Vale told to pay $26.8m in damages to indigenous tribes

Onça Puma plant. (Image: Agência Vale.)

A Brazilian court has ordered Vale (NYSE:VALE) to pay two indigenous tribes $26.8 million over river contamination and public health-related issues caused by the company’s nickel-extracting operations in the northern state of Pará.

The judge also instructed Vale to halt operations at its Onça Puma nickel mine, which has been running for a decade, until it meets certain environmental requirements and presents plans aimed at mitigating and compensating the Xikrin and Kayapo tribes, local magazine Fórum reported.

The judge also instructed Vale to halt operations at Onça Puma nickel mine until it meets certain environmental requirements and the company compensates the Xikrin and Kayapo tribes.
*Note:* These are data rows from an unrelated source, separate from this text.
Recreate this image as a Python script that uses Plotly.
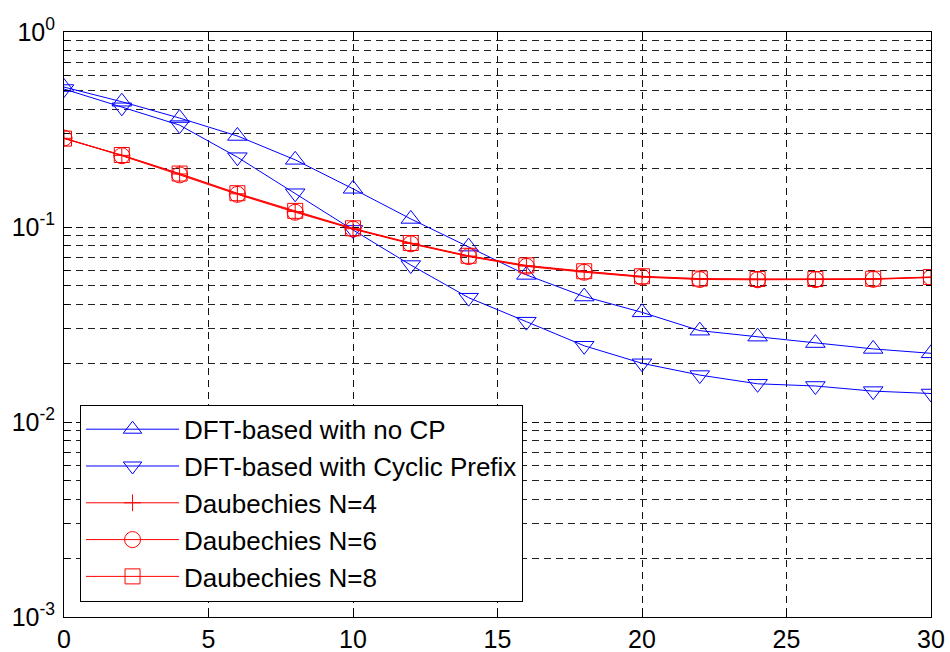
import plotly.graph_objects as go

snr = [0, 2, 4, 6, 8, 10, 12, 14, 16, 18, 20, 22, 24, 26, 28, 30]

dft_no_cp = [0.522, 0.439, 0.362, 0.293, 0.221, 0.157, 0.110, 0.0793, 0.0568, 0.0440,
             0.0365, 0.0294, 0.0274, 0.0254, 0.0237, 0.0225]
dft_cp = [0.510, 0.411, 0.333, 0.228, 0.149, 0.0966, 0.0638, 0.0434, 0.0327, 0.0246,
          0.0200, 0.0174, 0.0157, 0.0153, 0.0144, 0.0140]
daub4 = [0.285, 0.233, 0.187, 0.148, 0.120, 0.0980, 0.0824, 0.0709, 0.0631, 0.0590,
         0.0556, 0.0541, 0.0539, 0.0539, 0.0541, 0.0552]
daub6 = [0.286, 0.232, 0.185, 0.147, 0.119, 0.0975, 0.0820, 0.0705, 0.0628, 0.0586,
         0.0553, 0.0538, 0.0536, 0.0537, 0.0539, 0.0551]
daub8 = [0.284, 0.234, 0.188, 0.149, 0.121, 0.0985, 0.0828, 0.0712, 0.0636, 0.0593,
         0.0559, 0.0544, 0.0541, 0.0541, 0.0543, 0.0554]

names = ["DFT-based with no CP", "DFT-based with Cyclic Prefix",
         "Daubechies N=4", "Daubechies N=6", "Daubechies N=8"]

x_ticks = [0, 5, 10, 15, 20, 25, 30]
y_major = [1e-3, 1e-2, 1e-1, 1e0]
y_major_text = ["10<sup>-3</sup>", "10<sup>-2</sup>", "10<sup>-1</sup>", "10<sup>0</sup>"]
y_minor = [m * 10.0 ** e for e in (-3, -2, -1) for m in range(2, 10)]

BLUE = "#0000FF"
RED = "#FF0000"

fig = go.Figure()

series = [
    (dft_no_cp, BLUE, "triangle-up-open", 17),
    (dft_cp, BLUE, "triangle-down-open", 17),
    (daub4, RED, "cross-thin-open", 12),
    (daub6, RED, "circle-open", 16),
    (daub8, RED, "square-open", 15),
]
for (vals, col, sym, sz), nm in zip(series, names):
    fig.add_trace(go.Scatter(
        x=snr, y=vals, name=nm, mode="lines+markers",
        line=dict(color=col, width=1),
        marker=dict(symbol=sym, size=sz, color=col, line=dict(color=col, width=1)),
    ))

fig.update_xaxes(
    range=[0, 30], tickvals=x_ticks, ticks="inside", ticklen=8, tickcolor="black",
    showline=True, linecolor="black", linewidth=1, mirror="ticks",
    showgrid=True, gridcolor="#111111", gridwidth=1, griddash="7px,5px",
    zeroline=False, tickfont=dict(size=25, color="black"), ticklabelstandoff=0,
    automargin=False,
)
fig.update_yaxes(
    type="log", range=[-3, 0], tickvals=y_major, ticktext=y_major_text,
    ticks="inside", ticklen=8, tickcolor="black",
    showline=True, linecolor="black", linewidth=1, mirror="ticks",
    showgrid=True, gridcolor="#111111", gridwidth=1, griddash="7px,5px",
    zeroline=False, tickfont=dict(size=25, color="black"), ticklabelstandoff=3,
    automargin=False,
    minor=dict(tickvals=y_minor, ticks="inside", ticklen=5, tickcolor="black",
               showgrid=True, gridcolor="#222222", gridwidth=1, griddash="7px,5px"),
)

fig.update_layout(
    width=950, height=652,
    margin=dict(l=64, r=19, t=32, b=35),
    paper_bgcolor="white", plot_bgcolor="white",
    font=dict(family="Liberation Sans, Arial, sans-serif", color="black"),
    legend=dict(
        x=0.0185, y=0.026, xanchor="left", yanchor="bottom",
        bgcolor="white", bordercolor="black", borderwidth=1,
        font=dict(size=26, color="black"), itemwidth=93,
        tracegroupgap=0,
    ),
    showlegend=True,
)

fig.write_html("out.html")
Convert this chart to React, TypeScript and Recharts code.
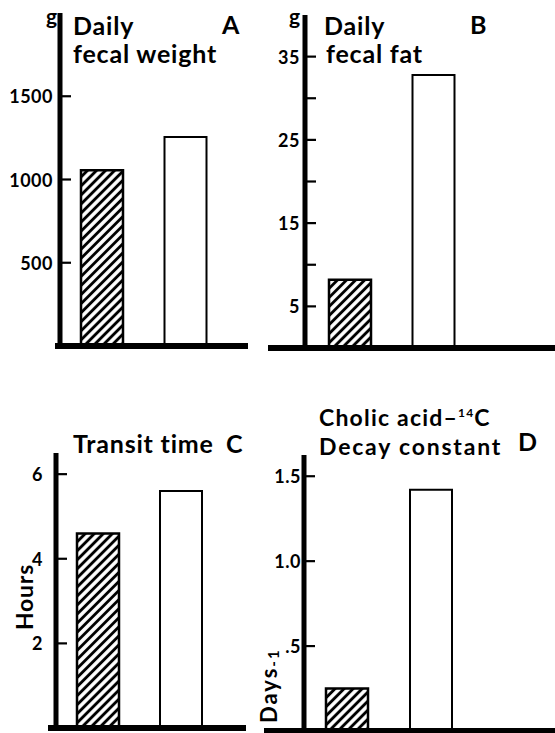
import { BarChart, Bar, Cell, XAxis, YAxis } from 'recharts';

// groups in each panel: hatched bar first, open bar second
const groups = ['Group 1', 'Group 2'];

const fecalWeight = [1055, 1255];
const fecalFat = [8.2, 32.8];
const transitTime = [4.6, 5.6];
const decayConstant = [0.25, 1.42];

const weightTicks = [500, 1000, 1500];
const weightLabels = ['500', '1000', '1500'];
const fatTicks = [5, 10, 15, 20, 25, 30, 35];
const fatLabels = ['5', '', '15', '', '25', '', '35'];
const transitTicks = [2, 4, 6];
const transitLabels = ['2', '4', '6'];
const decayTicks = [0.5, 1.0, 1.5];
const decayLabels = ['.5', '1.0', '1.5'];

const FONT = 'Lato, "DejaVu Sans", sans-serif';

function rowsOf(values: number[]) {
  return groups.map((g, i) => ({ group: g, value: values[i] }));
}

function InTick(props: any) {
  const { x, y, payload, ticks, labels, offset, fontSize } = props;
  const idx = ticks.indexOf(payload.value);
  const label = idx >= 0 ? labels[idx] : '';
  return (
    <g>
      <line x1={x + 2} y1={y} x2={x + 11} y2={y} stroke="#000" strokeWidth={2.2} />
      {label && (
        <text
          x={x - offset}
          y={y}
          textAnchor="end"
          dominantBaseline="central"
          fontFamily={FONT}
          fontWeight={700}
          fontSize={fontSize}
          letterSpacing={0.5}
          fill="#000"
        >
          {label}
        </text>
      )}
    </g>
  );
}

interface PanelProps {
  id: string;
  values: number[];
  domain: [number, number];
  ticks: number[];
  labels: string[];
  labelOffset: number;
  width: number;
  height: number;
  margin: { top: number; right: number; bottom: number; left: number };
  yWidth: number;
  padding: { left: number; right: number };
}

function Panel(p: PanelProps) {
  const data = rowsOf(p.values);
  return (
    <BarChart width={p.width} height={p.height} data={data} margin={p.margin}>
      <defs>
        <pattern
          id={`hatch-${p.id}`}
          patternUnits="userSpaceOnUse"
          width={6.4}
          height={6.4}
          patternTransform="rotate(45)"
        >
          <rect width={6.4} height={6.4} fill="#fff" />
          <line x1={3.2} y1={0} x2={3.2} y2={6.4} stroke="#000" strokeWidth={2.9} />
        </pattern>
      </defs>
      <XAxis
        dataKey="group"
        tick={false}
        tickLine={false}
        height={1}
        padding={p.padding}
        axisLine={{ stroke: '#000', strokeWidth: 6 }}
      />
      <YAxis
        type="number"
        domain={p.domain}
        ticks={p.ticks}
        interval={0}
        width={p.yWidth}
        tickSize={0}
        tickMargin={0}
        tickLine={false}
        axisLine={{ stroke: '#000', strokeWidth: 5 }}
        tick={(tp: any) => (
          <InTick {...tp} ticks={p.ticks} labels={p.labels} offset={p.labelOffset} fontSize={18} />
        )}
      />
      <Bar dataKey="value" barSize={42} isAnimationActive={false}>
        {data.map((d, i) => (
          <Cell
            key={d.group}
            fill={i === 0 ? `url(#hatch-${p.id})` : '#fff'}
            stroke="#000"
            strokeWidth={i === 0 ? 2.5 : 2}
          />
        ))}
      </Bar>
    </BarChart>
  );
}

const titleStyle = {
  fontFamily: FONT,
  fontWeight: 700,
  fontSize: 25,
  letterSpacing: 0.8,
  fill: '#000',
} as const;

export default function App() {
  return (
    <div
      style={{
        position: 'absolute',
        left: 0,
        top: 0,
        width: 555,
        height: 733,
        background: '#fff',
        overflow: 'hidden',
      }}
    >
      <div style={{ position: 'absolute', left: 0, top: 0 }}>
        <Panel
          id="a"
          values={fecalWeight}
          domain={[0, 2000]}
          ticks={weightTicks}
          labels={weightLabels}
          labelOffset={7}
          width={260}
          height={360}
          margin={{ top: 13, right: 12, bottom: 13, left: 0 }}
          yWidth={60}
          padding={{ left: 0, right: 21 }}
        />
      </div>
      <div style={{ position: 'absolute', left: 260, top: 0 }}>
        <Panel
          id="b"
          values={fecalFat}
          domain={[0, 40]}
          ticks={fatTicks}
          labels={fatLabels}
          labelOffset={5}
          width={295}
          height={360}
          margin={{ top: 15, right: 0, bottom: 11, left: 0 }}
          yWidth={45}
          padding={{ left: 3, right: 80 }}
        />
      </div>
      <div style={{ position: 'absolute', left: 0, top: 370 }}>
        <Panel
          id="c"
          values={transitTime}
          domain={[0, 6.5]}
          ticks={transitTicks}
          labels={transitLabels}
          labelOffset={13}
          width={260}
          height={363}
          margin={{ top: 83, right: 14, bottom: 4, left: 0 }}
          yWidth={56}
          padding={{ left: 0, right: 24 }}
        />
      </div>
      <div style={{ position: 'absolute', left: 260, top: 370 }}>
        <Panel
          id="d"
          values={decayConstant}
          domain={[0, 1.625]}
          ticks={decayTicks}
          labels={decayLabels}
          labelOffset={3}
          width={295}
          height={363}
          margin={{ top: 85, right: 0, bottom: 1, left: 0 }}
          yWidth={44}
          padding={{ left: 1, right: 82 }}
        />
      </div>
      <svg
        width={555}
        height={733}
        style={{ position: 'absolute', left: 0, top: 0, pointerEvents: 'none' }}
      >
        {/* baseline stubs left of the y axes */}
        <line x1={55} y1={346} x2={60} y2={346} stroke="#000" strokeWidth={6} />
        <line x1={268} y1={348} x2={305} y2={348} stroke="#000" strokeWidth={6} />
        <line x1={48} y1={728} x2={56} y2={728} stroke="#000" strokeWidth={6} />
        <line x1={264} y1={731} x2={304} y2={731} stroke="#000" strokeWidth={6} />

        <text x={46} y={24} {...titleStyle} fontSize={21}>g</text>
        <text x={73} y={35} {...titleStyle}>Daily</text>
        <text x={73} y={63} {...titleStyle}>fecal weight</text>
        <text x={222} y={34} {...titleStyle}>A</text>

        <text x={289} y={24} {...titleStyle} fontSize={21}>g</text>
        <text x={324} y={35} {...titleStyle}>Daily</text>
        <text x={326} y={63} {...titleStyle}>fecal fat</text>
        <text x={470} y={34} {...titleStyle}>B</text>

        <text x={73} y={453} {...titleStyle}>Transit time</text>
        <text x={226} y={453} {...titleStyle}>C</text>
        <text transform="translate(33 597) rotate(-90)" textAnchor="middle" {...titleStyle} fontSize={23}>
          Hours
        </text>

        <text x={319} y={426} {...titleStyle} fontSize={23} letterSpacing={1.2}>
          Cholic acid–<tspan fontSize={12} dy={-9}>14</tspan>
          <tspan dy={9}>C</tspan>
        </text>
        <text x={319} y={455} {...titleStyle} fontSize={23} letterSpacing={1.8}>
          Decay constant
        </text>
        <text x={518} y={451} {...titleStyle}>D</text>
        <text transform="translate(277 723) rotate(-90)" {...titleStyle} fontSize={22} letterSpacing={2}>
          Days<tspan fontSize={15} dy={2}>-1</tspan>
        </text>
      </svg>
    </div>
  );
}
Vale said in a statement quoted by Fórum that it would appeal the decision as “experts’ reports show that the venture has not caused any harm to the Catete river and the indigenous communities.”

The company added that the court decision did not bring anything new to “a case that is still ongoing.”

Production at Onça Puma reached 6,100 tonnes of nickel in the third quarter of this year, or just over 10% the total produced by Vale, the world’s largest producer of the metal.

Nickel prices climbed around 75% in the first half of 2018, prompting investment in related projects. Vale itself decided in June to move ahead with construction of an underground mine at its Voisey’s Bay nickel mine, located in Canada’s Atlantic province of Newfoundland and Labrador.

The company also suspended the sale of a stake in another of its nickel mines — New Caledonia, located on the remote South Pacific island.

Prices have fallen since and remain volatile because of oversupply, despite the metal’s key role in lithium-ion batteries that are used in electric cars.

The nickel sector is becoming a two-tiered market, with a weaker outlook for materials bound for the stainless steel industry and robust demand growth in the electric vehicles (EV) sector that’ll support prices, Goldman Sachs Group Inc. said in a note last month.